Where it gets confusing is there definitely is a per-file aspect to caching, since you can set a file or a directory's attributes to write-through or no caching, and the caching attribute is inherited from its parent directory or a previous version of an existing file. "SET FILE /CACHING_ATTRIBUTE". It looks like the "SET FILE" help page covers all of the interesting attributes that you can set programmatically.

At this point, I don't think I trust anyone's explanation for when to use or not use the RMS, QIO, and IO_PERFORM APIs without benchmarking them.
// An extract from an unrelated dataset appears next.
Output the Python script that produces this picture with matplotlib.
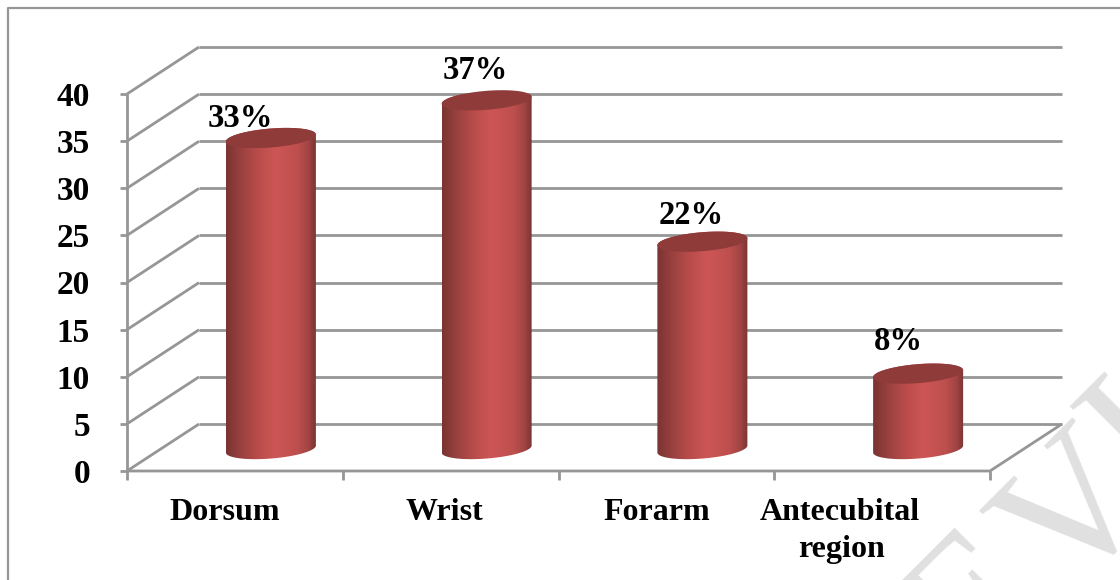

The same for optimal buffer sizes. The interesting thing about libuv as an abstraction layer is that you could write a really fast copy file routine that copied files to sockets, other files, over pipes, etc., and then programs using that library would automatically take advantage, because Windows and Linux added transmit-file-to-network calls in the early days of Web servers, so there's a libuv function to perform that operation.
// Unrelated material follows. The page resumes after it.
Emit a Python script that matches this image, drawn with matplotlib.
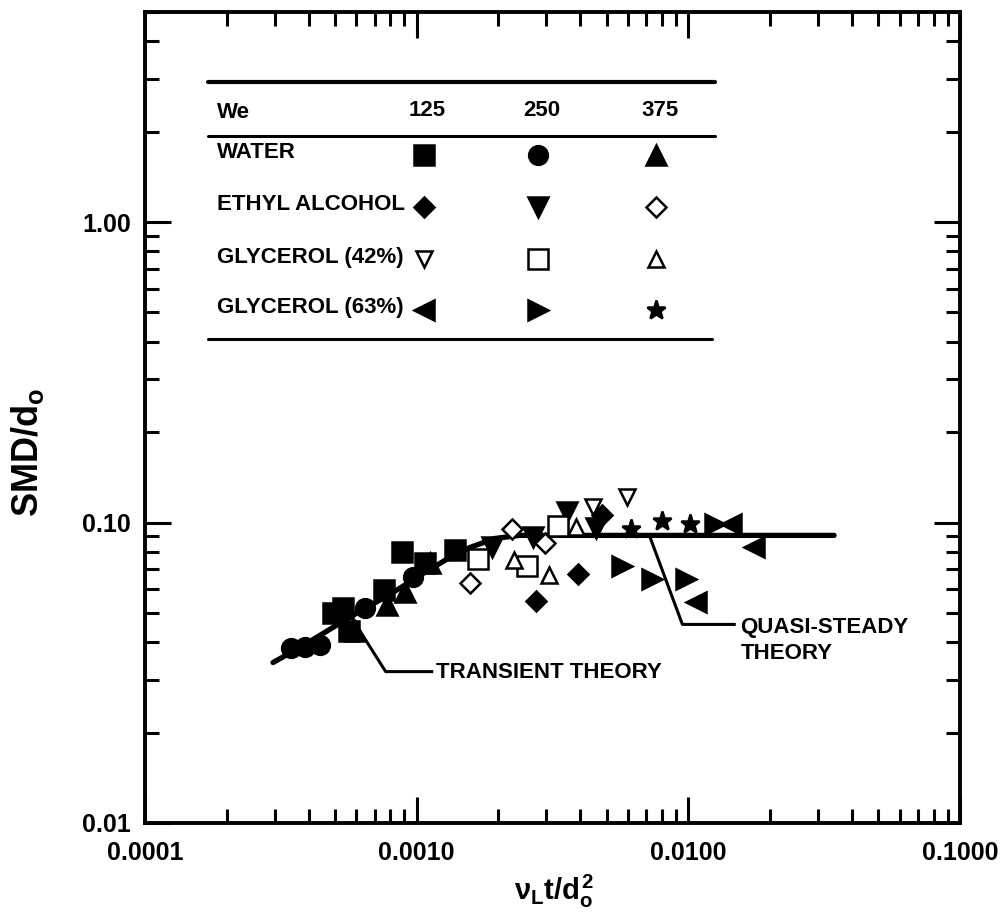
import matplotlib
matplotlib.use("Agg")
import matplotlib.pyplot as plt
from matplotlib.ticker import FixedLocator, FixedFormatter, NullFormatter

plt.rcParams['font.family'] = ['Liberation Sans', 'DejaVu Sans']
plt.rcParams['font.weight'] = 'bold'
plt.rcParams['axes.labelweight'] = 'bold'
plt.rcParams['mathtext.fontset'] = 'custom'
plt.rcParams['mathtext.rm'] = 'Liberation Sans:bold'
plt.rcParams['mathtext.it'] = 'Liberation Sans:bold'
plt.rcParams['mathtext.bf'] = 'Liberation Sans:bold'
plt.rcParams['mathtext.sf'] = 'Liberation Sans:bold'

# ---- measured drop sizes, SMD/d0 vs nu_L t / d0^2 ----
WATER_125_X = [4.91e-4, 5.35e-4, 5.62e-4, 7.56e-4, 8.81e-4, 1.07e-3, 1.38e-3]
WATER_125_Y = [0.0498, 0.0521, 0.0434, 0.0598, 0.0795, 0.0736, 0.0813]
WATER_250_X = [3.44e-4, 3.87e-4, 4.40e-4, 6.44e-4, 9.66e-4]
WATER_250_Y = [0.0381, 0.0384, 0.0390, 0.0521, 0.0661]
WATER_375_X = [5.92e-4, 7.76e-4, 9.04e-4, 1.117e-3]
WATER_375_Y = [0.0434, 0.0530, 0.0589, 0.0736]

ETHYL_125_X = [2.74e-3, 3.91e-3, 4.83e-3]
ETHYL_125_Y = [0.0546, 0.0676, 0.1063]
ETHYL_250_X = [1.90e-3, 2.67e-3, 3.59e-3, 4.59e-3]
ETHYL_250_Y = [0.0832, 0.0898, 0.1088, 0.0962]
ETHYL_375_X = [1.57e-3, 2.25e-3, 2.96e-3]
ETHYL_375_Y = [0.0627, 0.0955, 0.0858]

GLY42_125_X = [4.44e-3, 5.97e-3]
GLY42_125_Y = [0.113, 0.122]
GLY42_250_X = [1.68e-3, 2.54e-3, 3.30e-3]
GLY42_250_Y = [0.0759, 0.0714, 0.0977]
GLY42_375_X = [2.29e-3, 3.06e-3, 3.87e-3]
GLY42_375_Y = [0.0753, 0.0671, 0.0963]

GLY63_125_X = [0.0107, 0.0144, 0.0175]
GLY63_125_Y = [0.0542, 0.0985, 0.0826]
GLY63_250_X = [5.72e-3, 7.38e-3, 9.84e-3, 0.0125]
GLY63_250_Y = [0.0714, 0.0651, 0.0651, 0.0985]
GLY63_375_X = [6.17e-3, 8.02e-3, 0.0101]
GLY63_375_Y = [0.0948, 0.1008, 0.0985]

# transient theory running into the quasi-steady plateau
THEORY_X = [2.96e-4, 3.72e-4, 4.79e-4, 6.17e-4, 7.96e-4, 1.03e-3, 1.27e-3,
            1.57e-3, 1.94e-3, 2.39e-3, 0.0344]
THEORY_Y = [0.0342, 0.0384, 0.0441, 0.0506, 0.0576, 0.0667, 0.0748,
            0.0826, 0.0885, 0.0906, 0.0906]

X_TICKS = [1e-4, 1e-3, 1e-2, 1e-1]
X_TICKLABELS = ['0.0001', '0.0010', '0.0100', '0.1000']
Y_TICKS = [0.01, 0.1, 1.0]
Y_TICKLABELS = ['0.01', '0.10', '1.00']

WE_VALUES = ['125', '250', '375']
FLUIDS = ['WATER', 'ETHYL ALCOHOL', 'GLYCEROL (42%)', 'GLYCEROL (63%)']

# marker style per fluid (rows) and We (columns): (marker, filled, size)
STYLES = [
    [('s', True, 15), ('o', True, 13.5), ('^', True, 14)],
    [('D', True, 10.5), ('v', True, 14), ('D', False, 10.5)],
    [('v', False, 12), ('s', False, 14), ('^', False, 12)],
    [('<', True, 14), ('>', True, 14), ('*', True, 14)],
]
SERIES = [
    [(WATER_125_X, WATER_125_Y), (WATER_250_X, WATER_250_Y), (WATER_375_X, WATER_375_Y)],
    [(ETHYL_125_X, ETHYL_125_Y), (ETHYL_250_X, ETHYL_250_Y), (ETHYL_375_X, ETHYL_375_Y)],
    [(GLY42_125_X, GLY42_125_Y), (GLY42_250_X, GLY42_250_Y), (GLY42_375_X, GLY42_375_Y)],
    [(GLY63_125_X, GLY63_125_Y), (GLY63_250_X, GLY63_250_Y), (GLY63_375_X, GLY63_375_Y)],
]

W, H = 1002, 915
fig = plt.figure(figsize=(W / 100, H / 100), dpi=100)
ax = fig.add_axes([145 / W, (H - 823) / H, 815 / W, 811 / H])


def mstyle(marker, filled, size):
    return dict(marker=marker, markersize=size, linestyle='none',
                markerfacecolor='black' if filled else 'white',
                markeredgecolor='black', markeredgewidth=1.8)


# theory curve
ax.plot(THEORY_X, THEORY_Y, '-', color='black', lw=3.8, solid_capstyle='round', zorder=2)

# data
for i in range(len(FLUIDS)):
    for j in range(len(WE_VALUES)):
        xs, ys = SERIES[i][j]
        ax.plot(xs, ys, zorder=3, **mstyle(*STYLES[i][j]))

# leader lines and labels for the two theories
ax.plot([5.82e-4, 7.69e-4, 1.136e-3], [0.0475, 0.0319, 0.0319], '-', color='black', lw=2.2)
ax.text(1.175e-3, 0.0317, 'TRANSIENT THEORY', fontsize=16, ha='left', va='center')
ax.plot([7.19e-3, 9.51e-3, 0.01476], [0.0905, 0.0458, 0.0458], '-', color='black', lw=2.2)
ax.text(0.01553, 0.0405, 'QUASI-STEADY\nTHEORY', fontsize=16, ha='left', va='center',
        linespacing=1.3)

ax.set_xscale('log')
ax.set_yscale('log')
ax.set_xlim(1e-4, 1e-1)
ax.set_ylim(0.01, 5)
ax.xaxis.set_major_locator(FixedLocator(X_TICKS))
ax.xaxis.set_major_formatter(FixedFormatter(X_TICKLABELS))
ax.yaxis.set_major_locator(FixedLocator(Y_TICKS))
ax.yaxis.set_major_formatter(FixedFormatter(Y_TICKLABELS))
ax.xaxis.set_minor_formatter(NullFormatter())
ax.yaxis.set_minor_formatter(NullFormatter())
ax.tick_params(which='both', direction='in', top=True, right=True, width=2.2, labelsize=18)
ax.tick_params(which='major', length=19)
ax.tick_params(which='minor', length=10)
ax.tick_params(axis='x', pad=13)
ax.tick_params(axis='y', pad=10)
for s in ax.spines.values():
    s.set_linewidth(2.8)

ax.set_xlabel(r'$\nu_L t/d_o^2$', fontsize=21)
ax.xaxis.set_label_coords(0.502, -0.062)
ax.set_ylabel(r'SMD/d$_\mathregular{o}$', fontsize=26, fontweight='bold')
ax.yaxis.set_label_coords(-0.122, 0.457)


# ---- the We / fluid key, laid out in figure pixels from the top-left ----
def fp(x, y):
    return x / W, 1 - y / H


def hline(x0, x1, y, lw):
    (a, b), (c, _) = fp(x0, y), fp(x1, y)
    fig.add_artist(plt.Line2D([a, c], [b, b], color='black', lw=lw, solid_capstyle='round'))


hline(208, 715, 82, 3.0)
hline(208, 715, 136, 2.2)
hline(208, 712, 339, 2.2)

col_x = [427, 542, 660]
row_y = [153, 205, 257, 308]
fig.text(*fp(217, 113), 'We', fontsize=16, ha='left', va='center')
for cx, we in zip(col_x, WE_VALUES):
    fig.text(*fp(cx, 110), we, fontsize=16, ha='center', va='center')
for i, (ry, name) in enumerate(zip(row_y, FLUIDS)):
    fig.text(*fp(217, ry), name, fontsize=16, ha='left', va='center')
    for j, cx in enumerate(col_x):
        mx, my = fp(cx - 3 if j == 0 else cx - 4, ry + 2)
        fig.add_artist(plt.Line2D([mx], [my], **mstyle(*STYLES[i][j])))

fig.savefig('out.png', dpi=100)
One feature of Windows that libuv knows about that isn't implemented for UNIX is you can open files with the "UV_FS_O_SEQUENTIAL" and "UV_FS_O_RANDOM" flags, which map to the Win32 "FILE_FLAG_SEQUENTIAL_SCAN" and "FILE_FLAG_RANDOM_ACCESS" flags. I've read about filesystems optimizing to try to detect different usage patterns and perform intelligent lookahead accordingly, but not about programs telling the OS how they intend to access the file.
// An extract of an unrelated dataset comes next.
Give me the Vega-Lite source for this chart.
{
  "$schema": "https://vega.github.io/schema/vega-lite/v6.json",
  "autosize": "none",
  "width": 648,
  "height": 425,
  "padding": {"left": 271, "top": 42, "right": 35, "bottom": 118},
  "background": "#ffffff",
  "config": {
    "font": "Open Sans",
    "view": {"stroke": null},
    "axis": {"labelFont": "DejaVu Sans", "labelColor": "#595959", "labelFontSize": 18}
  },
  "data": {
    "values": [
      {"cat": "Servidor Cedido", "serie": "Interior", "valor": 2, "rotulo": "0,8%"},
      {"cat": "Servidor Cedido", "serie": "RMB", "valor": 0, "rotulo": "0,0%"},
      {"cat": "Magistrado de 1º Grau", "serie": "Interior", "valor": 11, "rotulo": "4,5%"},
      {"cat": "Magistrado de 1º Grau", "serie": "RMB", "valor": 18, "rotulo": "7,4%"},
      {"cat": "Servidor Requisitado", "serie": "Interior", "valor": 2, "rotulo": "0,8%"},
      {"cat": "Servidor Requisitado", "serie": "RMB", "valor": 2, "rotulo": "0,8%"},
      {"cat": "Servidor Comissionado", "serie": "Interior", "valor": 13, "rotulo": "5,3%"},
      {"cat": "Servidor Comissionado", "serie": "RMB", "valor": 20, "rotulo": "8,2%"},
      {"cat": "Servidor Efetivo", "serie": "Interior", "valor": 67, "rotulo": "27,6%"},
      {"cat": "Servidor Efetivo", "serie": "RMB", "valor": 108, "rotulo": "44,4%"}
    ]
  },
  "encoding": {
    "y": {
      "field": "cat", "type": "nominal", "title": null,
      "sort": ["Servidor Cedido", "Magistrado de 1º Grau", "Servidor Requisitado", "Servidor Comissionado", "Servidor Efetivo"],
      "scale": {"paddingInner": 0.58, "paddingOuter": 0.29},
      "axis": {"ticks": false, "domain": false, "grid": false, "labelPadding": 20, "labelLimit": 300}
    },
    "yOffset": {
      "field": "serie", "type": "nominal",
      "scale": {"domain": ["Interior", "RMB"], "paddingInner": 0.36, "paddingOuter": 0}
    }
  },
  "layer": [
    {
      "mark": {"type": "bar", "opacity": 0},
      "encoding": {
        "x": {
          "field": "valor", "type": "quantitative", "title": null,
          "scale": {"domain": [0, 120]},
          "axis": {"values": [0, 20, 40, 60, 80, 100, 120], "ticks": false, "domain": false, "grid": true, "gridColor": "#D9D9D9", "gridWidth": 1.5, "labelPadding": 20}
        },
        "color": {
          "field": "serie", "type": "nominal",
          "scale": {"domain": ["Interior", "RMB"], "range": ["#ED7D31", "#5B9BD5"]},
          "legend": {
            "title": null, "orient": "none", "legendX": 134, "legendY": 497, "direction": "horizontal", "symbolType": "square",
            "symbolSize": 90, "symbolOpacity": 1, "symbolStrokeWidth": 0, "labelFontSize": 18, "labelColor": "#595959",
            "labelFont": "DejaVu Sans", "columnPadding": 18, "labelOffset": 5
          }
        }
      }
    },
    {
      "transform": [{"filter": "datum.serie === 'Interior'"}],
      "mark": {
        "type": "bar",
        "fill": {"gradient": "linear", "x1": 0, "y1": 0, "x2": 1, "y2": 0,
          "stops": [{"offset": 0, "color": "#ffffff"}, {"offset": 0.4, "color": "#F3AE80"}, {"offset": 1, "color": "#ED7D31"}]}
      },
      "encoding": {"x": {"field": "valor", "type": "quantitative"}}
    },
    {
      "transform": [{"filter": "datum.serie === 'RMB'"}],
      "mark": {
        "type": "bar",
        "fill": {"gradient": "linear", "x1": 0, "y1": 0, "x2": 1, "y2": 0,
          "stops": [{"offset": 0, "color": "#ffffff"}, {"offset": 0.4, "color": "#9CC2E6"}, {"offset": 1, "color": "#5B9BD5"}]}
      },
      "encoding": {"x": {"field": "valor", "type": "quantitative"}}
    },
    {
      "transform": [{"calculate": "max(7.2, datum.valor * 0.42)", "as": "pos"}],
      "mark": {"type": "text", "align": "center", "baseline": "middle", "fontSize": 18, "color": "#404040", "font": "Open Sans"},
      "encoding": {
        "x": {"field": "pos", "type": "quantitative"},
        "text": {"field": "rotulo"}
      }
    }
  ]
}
When those flags were added, hard drives were so much slower than today's SSDs, and PCs had so much less RAM, and none of it to spare, so it must have been even more important for the OS to know when and when not to read data ahead. Today, the bottleneck that people are fighting is the overhead of virtualizing fake SCSI hard drives and fake network cards. Virtio helps somewhat, but if what IBM's been doing with KVM on POWER9/10 is any indication, the future lies in optimizing direct paths from the host's PCIe cards into the guest OS. IBM's mainframes have been doing that for a while with their proprietary stuff that emulates the disk geometry of IBM 3390 disk drives from 1990. But they have super-fast networking and IPC between VMs.